Fairchild AFB conducted the training with the Oregon ANG to meet air refueling training requirements for both units en route to completing oceanic training over Hawaii.
“Even though we are active duty, we can always integrate with our Air National Guard partners,” said Capt. Thomas Posey, 97th ARS instructor pilot. “Whether it is our air refueling partners from the 141st Air Refueling Wing flying with us, or any other guard unit, they play a crucial role in being able to successfully complete the mission.”
Boom operators are required to become certified in refueling all aircraft types, and by supporting the Oregon ANG, Fairchild AFB is able to ensure its boom operators meet fighter-refueling requirements and be mission-ready at all times.
“Supporting our ANG partners is important because we are able to get them the air refueling qualifications they need and complete training requirements on our side as well,” said Staff Sgt. Andrew Keepers, 93rd ARS instructor boom operator. “During this mission our boom operator needed to become certified in refueling fighter aircraft, so being able to work with the Oregon ANG was a great opportunity to accomplish that.”

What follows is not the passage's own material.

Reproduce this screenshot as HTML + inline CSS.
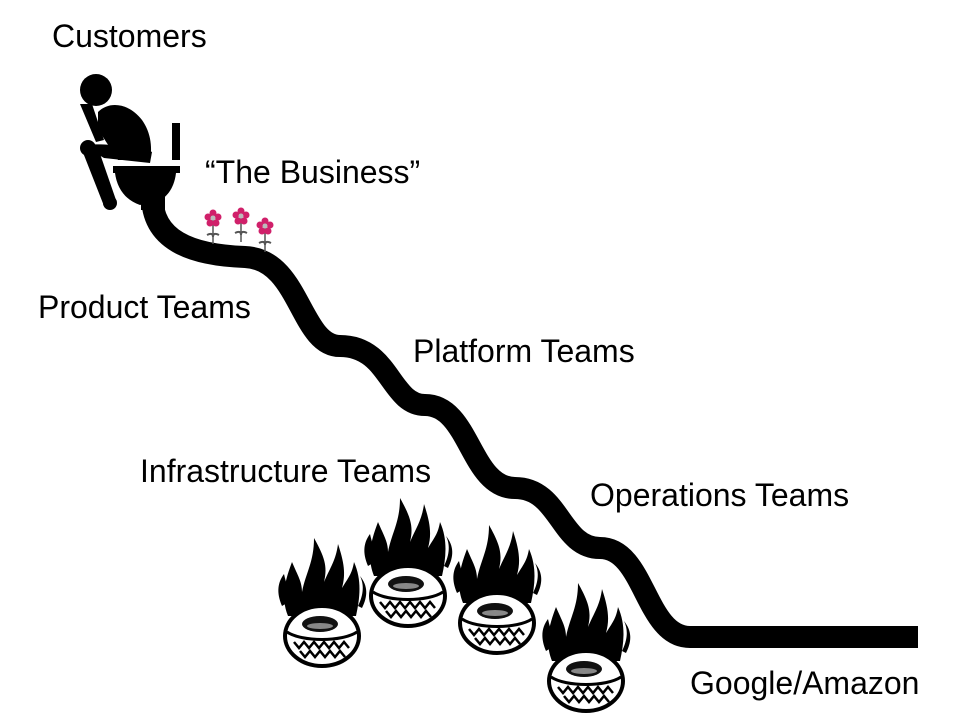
<!DOCTYPE html>
<html><head><style>
html,body{margin:0;padding:0;background:#fff;}
svg{display:block}
text{font-family:"Liberation Sans",Arial,sans-serif;font-size:32px;fill:#000}
</style></head><body>
<svg width="960" height="720" viewBox="0 0 960 720" xmlns="http://www.w3.org/2000/svg">
<defs>
<g id="tire">
  <path d="M-34,-20 C-42,-40 -36,-58 -30,-74 C-24,-60 -20,-54 -20,-44 C-16,-64 -8,-74 -8,-98 C2,-80 6,-70 2,-54 C8,-68 14,-76 16,-92 C22,-74 24,-62 20,-48 C26,-58 30,-62 32,-74 C40,-56 38,-38 34,-20 Z" fill="#000"/>
  <path d="M-40,-30 C-46,-44 -44,-54 -38,-62 C-36,-52 -32,-44 -30,-36 Z" fill="#000"/>
  <path d="M36,-30 C42,-42 42,-52 38,-60 C46,-50 46,-40 40,-28 Z" fill="#000"/>
  <ellipse cx="0" cy="0" rx="37" ry="30" fill="#fff" stroke="#000" stroke-width="4"/>
  <path d="M-35,-4 C-20,6 20,6 35,-4" fill="none" stroke="#000" stroke-width="3"/>
  <ellipse cx="-2" cy="-12" rx="18" ry="8" fill="#111"/>
  <ellipse cx="-2" cy="-10" rx="13" ry="3" fill="#888"/>
  <path d="M-28,6 l5,6 l5,-6 l5,6 l5,-6 l5,6 l5,-6 l5,6 l5,-6 l5,6 l5,-6 l5,6" fill="none" stroke="#000" stroke-width="2.5"/>
  <path d="M-22,15 l5,6 l5,-6 l5,6 l5,-6 l5,6 l5,-6 l5,6 l5,-6 l5,6" fill="none" stroke="#000" stroke-width="2.5"/>
</g>
<g id="flower">
  <line x1="0" y1="0" x2="0" y2="26" stroke="#555" stroke-width="1.5"/>
  <path d="M-6,17 q6,-3 6,2 q0,-5 6,-2" fill="none" stroke="#555" stroke-width="2"/>
  <circle cx="0" cy="-5" r="3.5" fill="#d0206a"/>
  <circle cx="5" cy="-1" r="3.5" fill="#d0206a"/>
  <circle cx="3" cy="5" r="3.5" fill="#d0206a"/>
  <circle cx="-3" cy="5" r="3.5" fill="#d0206a"/>
  <circle cx="-5" cy="-1" r="3.5" fill="#d0206a"/>
  <circle cx="0" cy="0" r="2.5" fill="#bbb"/>
</g>
</defs>

<path d="M152,195 C152,240 190,255 245,257 C300,259 300,346 340,346 C390,346 390,405 425,405 C470,405 470,488 515,488 C560,488 560,548 600,548 C645,548 645,637 690,637 L918,637"
 fill="none" stroke="#000" stroke-width="22"/>

<rect x="172" y="123" width="8" height="37" fill="#000"/>
<rect x="113" y="166" width="67" height="7" fill="#000"/>
<path d="M115,173 L176,173 C174,190 165,198 160,200 L140,205 C125,200 117,188 115,173 Z" fill="#000"/>
<rect x="141" y="190" width="24" height="20" fill="#000"/>

<circle cx="96" cy="90" r="16" fill="#000"/>
<path d="M80,104 L96,142 L104,140 L92,104 Z" fill="#000"/>
<path d="M98,112 C110,100 130,104 142,120 C152,134 152,150 150,160 L118,160 C112,150 104,140 98,128 Z" fill="#000"/>
<path d="M84,146 C90,142 140,146 152,152 L150,163 L104,158 Z" fill="#000"/>
<path d="M82,150 L98,148 L116,200 L104,206 Z" fill="#000"/>
<circle cx="110" cy="203" r="7" fill="#000"/>
<circle cx="88" cy="148" r="8" fill="#000"/>

<use href="#flower" transform="translate(213,218)"/>
<use href="#flower" transform="translate(241,216)"/>
<use href="#flower" transform="translate(265,226)"/>

<use href="#tire" transform="translate(322,636)"/>
<use href="#tire" transform="translate(408,596)"/>
<use href="#tire" transform="translate(497,623)"/>
<use href="#tire" transform="translate(586,681)"/>

<text x="52" y="47">Customers</text>
<text x="205" y="183">“The Business”</text>
<text x="38" y="318">Product Teams</text>
<text x="413" y="362">Platform Teams</text>
<text x="140" y="482">Infrastructure Teams</text>
<text x="590" y="506">Operations Teams</text>
<text x="690" y="694">Google/Amazon</text>
</svg>
</body></html>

The 142nd FW’s mission is to provide unequalled, mission-ready units to sustain combat aerospace superiority and peacetime taskings any time, any place. This includes support of Operation Noble Eagle, a homeland defense operation which started in the wake of 9/11. The no-fail nature of this mission puts training and readiness at the forefront of their daily operations.
After supporting the 142nd FW F-15 aircraft, training continued for the 97th ARS during overseas oceanic qualification training at Joint Base Pearl Harbor-Hickam, Hawaii. Oceanic qualification training is an annual requirement for pilots that involves successfully navigating to overseas locations with limited equipment.
“When we go ‘oceanic,’ we are unable to use most of our radio systems on board the aircraft, so this type of training enables us to successfully navigate over the ocean without our systems and reach our destination,” Posey said.
This oceanic training mission comes just one month after the reactivation of the 97th ARS, and newly-added pilots and boom operators are working to ensure they are qualified and ready to execute the Rapid Global Mobility mission.
“Right now we’re working on getting everyone qualified and 100% mission-ready,” Posey said. “As we receive more members into the squadron, we need to make sure we are healthy, operational and ready to go at any time.”
By supporting its Total Force partners in the Oregon ANG and improving the readiness of its Airmen through oceanic flight training, Fairchild AFB continues its success as the world’s premier air refueling team, fueling global reach at the speed of war.